Spain can hold out from requesting a bailout for some time, but not too much. It has already secured half of its cash requirements for the year and it has enough resources at its disposal to press its case.
“A bailout is not inexorable or unavoidable. The government wants the political convenience of capitalizing their banks at cheaper rates, and that is what is being discussed,” says Ruiz Scholtes.
But the EU is moving slowly on this and any help could be delayed for longer than the Spanish economy can survive. How long that is is anybody’s guess.
Talk of a Greek economic collapse often draws comments that Greece's economy is too peripheral to have huge consequences for the global economy, but the situation is very different when it comes to Spain. A Spanish collapse could be catastrophic. Europe does not have enough money in its bailout fund to rescue Spain if its economy collapses and economists, investors, and governments around the world are throwing out possible economic and political solutions in hopes of averting an unpredictable domino effect.
Germany and others are playing their part by demanding more reforms, “but they are aware they can’t tighten the noose too much or it can strangle Spain,” Ruiz Scholtes says.
Italy yesterday also pressed Germany to speed up negotiations to integrate Europe’s financial systems, creating a united front with Spain. Some financial analysts say that Spain's financial crisis has prompted a debate on an issue that needs to be corrected – the lagging integration of EU economies.

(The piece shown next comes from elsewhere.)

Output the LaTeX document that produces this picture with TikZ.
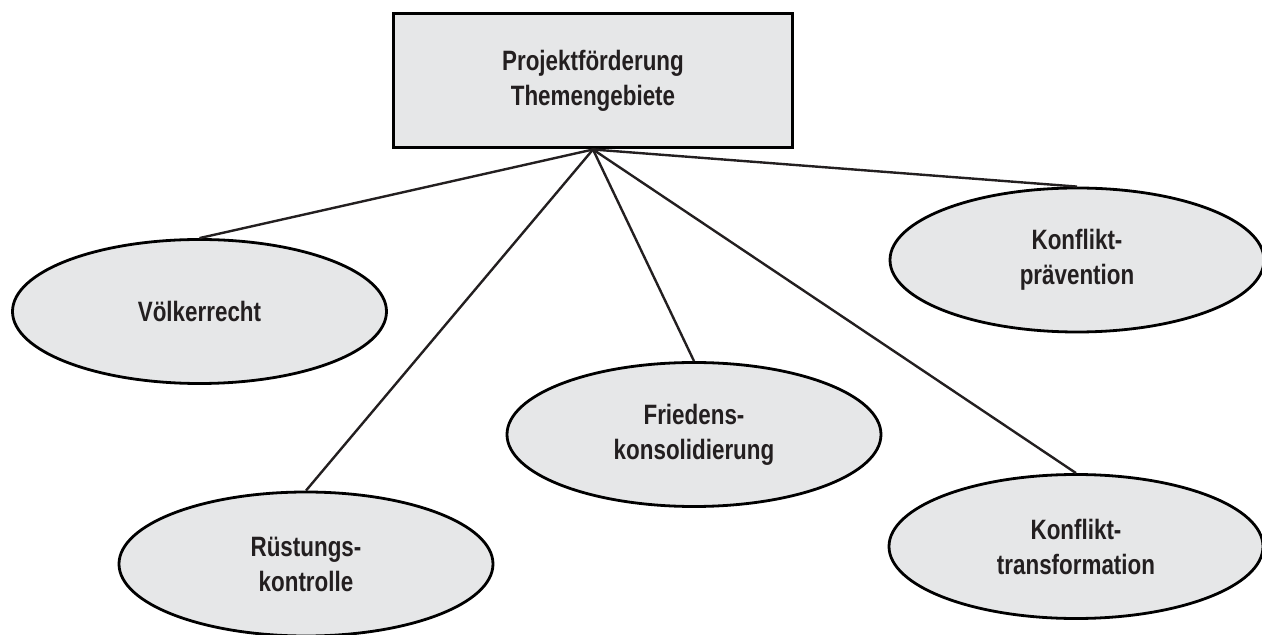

“The encouraging part is the debate how to centralize decisions in some sort of EU banking supervision,” said Luigi Speranza, head of inflation economics in BNP Paribas, a French bank. “Any pool of resources must correspond to an agreement on some integration. You need to establish the rules. We have to find framework for financial support, more fiscal integration possible and acceptable. And the debate is over finding common ground.”